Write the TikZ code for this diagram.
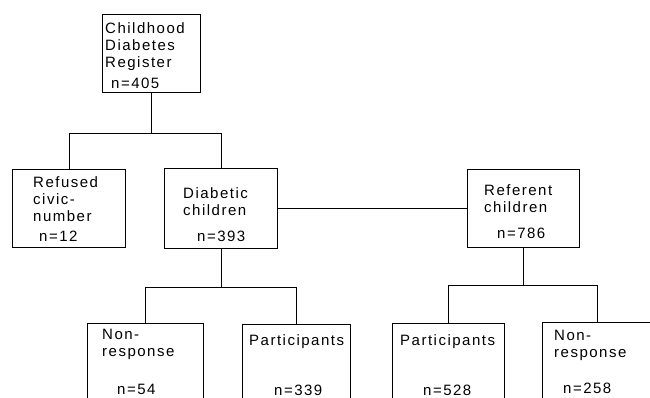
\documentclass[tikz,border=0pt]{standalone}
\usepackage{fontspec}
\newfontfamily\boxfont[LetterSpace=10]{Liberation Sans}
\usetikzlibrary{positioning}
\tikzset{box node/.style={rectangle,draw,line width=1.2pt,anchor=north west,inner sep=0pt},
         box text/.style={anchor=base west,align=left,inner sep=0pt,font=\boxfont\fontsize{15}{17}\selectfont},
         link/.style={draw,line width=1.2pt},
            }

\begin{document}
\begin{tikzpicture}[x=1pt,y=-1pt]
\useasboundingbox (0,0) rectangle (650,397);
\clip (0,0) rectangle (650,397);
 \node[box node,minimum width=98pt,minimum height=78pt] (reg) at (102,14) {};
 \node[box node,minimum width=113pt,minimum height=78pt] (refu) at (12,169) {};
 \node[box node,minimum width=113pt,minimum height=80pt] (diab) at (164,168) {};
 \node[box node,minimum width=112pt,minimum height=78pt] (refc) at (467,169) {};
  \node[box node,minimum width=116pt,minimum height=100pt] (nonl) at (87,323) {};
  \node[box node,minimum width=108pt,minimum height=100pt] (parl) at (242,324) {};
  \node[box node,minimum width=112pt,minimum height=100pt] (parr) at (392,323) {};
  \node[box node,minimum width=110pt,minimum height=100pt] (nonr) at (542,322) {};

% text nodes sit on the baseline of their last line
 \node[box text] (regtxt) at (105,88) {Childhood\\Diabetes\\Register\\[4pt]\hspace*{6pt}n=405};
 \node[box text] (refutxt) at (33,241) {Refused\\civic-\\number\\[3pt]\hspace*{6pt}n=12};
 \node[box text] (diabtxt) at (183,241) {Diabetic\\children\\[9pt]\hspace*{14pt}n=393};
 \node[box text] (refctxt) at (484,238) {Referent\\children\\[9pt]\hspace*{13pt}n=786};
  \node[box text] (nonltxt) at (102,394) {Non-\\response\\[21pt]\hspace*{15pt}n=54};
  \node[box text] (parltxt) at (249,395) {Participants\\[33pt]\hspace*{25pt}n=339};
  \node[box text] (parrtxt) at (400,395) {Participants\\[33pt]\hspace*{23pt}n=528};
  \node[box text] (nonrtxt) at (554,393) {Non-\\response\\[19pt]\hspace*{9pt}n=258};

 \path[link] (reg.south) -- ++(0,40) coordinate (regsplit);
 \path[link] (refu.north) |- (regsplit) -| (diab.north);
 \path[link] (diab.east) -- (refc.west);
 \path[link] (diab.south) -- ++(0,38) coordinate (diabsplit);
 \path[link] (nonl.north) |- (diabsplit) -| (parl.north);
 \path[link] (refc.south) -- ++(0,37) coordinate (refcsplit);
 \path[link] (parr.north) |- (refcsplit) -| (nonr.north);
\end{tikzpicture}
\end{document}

What is being asked ▸ Transcribe the preceding listing in its entirety and with exact wording, leaving out pictures.

Answer to the task ▸
Write the TikZ code for this diagram.
\documentclass[tikz,border=0pt]{standalone}
\usepackage{fontspec}
\newfontfamily\boxfont[LetterSpace=10]{Liberation Sans}
\usetikzlibrary{positioning}
\tikzset{box node/.style={rectangle,draw,line width=1.2pt,anchor=north west,inner sep=0pt},
         box text/.style={anchor=base west,align=left,inner sep=0pt,font=\boxfont\fontsize{15}{17}\selectfont},
         link/.style={draw,line width=1.2pt},
            }

\begin{document}
\begin{tikzpicture}[x=1pt,y=-1pt]
\useasboundingbox (0,0) rectangle (650,397);
\clip (0,0) rectangle (650,397);
 \node[box node,minimum width=98pt,minimum height=78pt] (reg) at (102,14) {};
 \node[box node,minimum width=113pt,minimum height=78pt] (refu) at (12,169) {};
 \node[box node,minimum width=113pt,minimum height=80pt] (diab) at (164,168) {};
 \node[box node,minimum width=112pt,minimum height=78pt] (refc) at (467,169) {};
  \node[box node,minimum width=116pt,minimum height=100pt] (nonl) at (87,323) {};
  \node[box node,minimum width=108pt,minimum height=100pt] (parl) at (242,324) {};
  \node[box node,minimum width=112pt,minimum height=100pt] (parr) at (392,323) {};
  \node[box node,minimum width=110pt,minimum height=100pt] (nonr) at (542,322) {};

% text nodes sit on the baseline of their last line
 \node[box text] (regtxt) at (105,88) {Childhood\\Diabetes\\Register\\[4pt]\hspace*{6pt}n=405};
 \node[box text] (refutxt) at (33,241) {Refused\\civic-\\number\\[3pt]\hspace*{6pt}n=12};
 \node[box text] (diabtxt) at (183,241) {Diabetic\\children\\[9pt]\hspace*{14pt}n=393};
 \node[box text] (refctxt) at (484,238) {Referent\\children\\[9pt]\hspace*{13pt}n=786};
  \node[box text] (nonltxt) at (102,394) {Non-\\response\\[21pt]\hspace*{15pt}n=54};
  \node[box text] (parltxt) at (249,395) {Participants\\[33pt]\hspace*{25pt}n=339};
  \node[box text] (parrtxt) at (400,395) {Participants\\[33pt]\hspace*{23pt}n=528};
  \node[box text] (nonrtxt) at (554,393) {Non-\\response\\[19pt]\hspace*{9pt}n=258};

 \path[link] (reg.south) -- ++(0,40) coordinate (regsplit);
 \path[link] (refu.north) |- (regsplit) -| (diab.north);
 \path[link] (diab.east) -- (refc.west);
 \path[link] (diab.south) -- ++(0,38) coordinate (diabsplit);
 \path[link] (nonl.north) |- (diabsplit) -| (parl.north);
 \path[link] (refc.south) -- ++(0,37) coordinate (refcsplit);
 \path[link] (parr.north) |- (refcsplit) -| (nonr.north);
\end{tikzpicture}
\end{document}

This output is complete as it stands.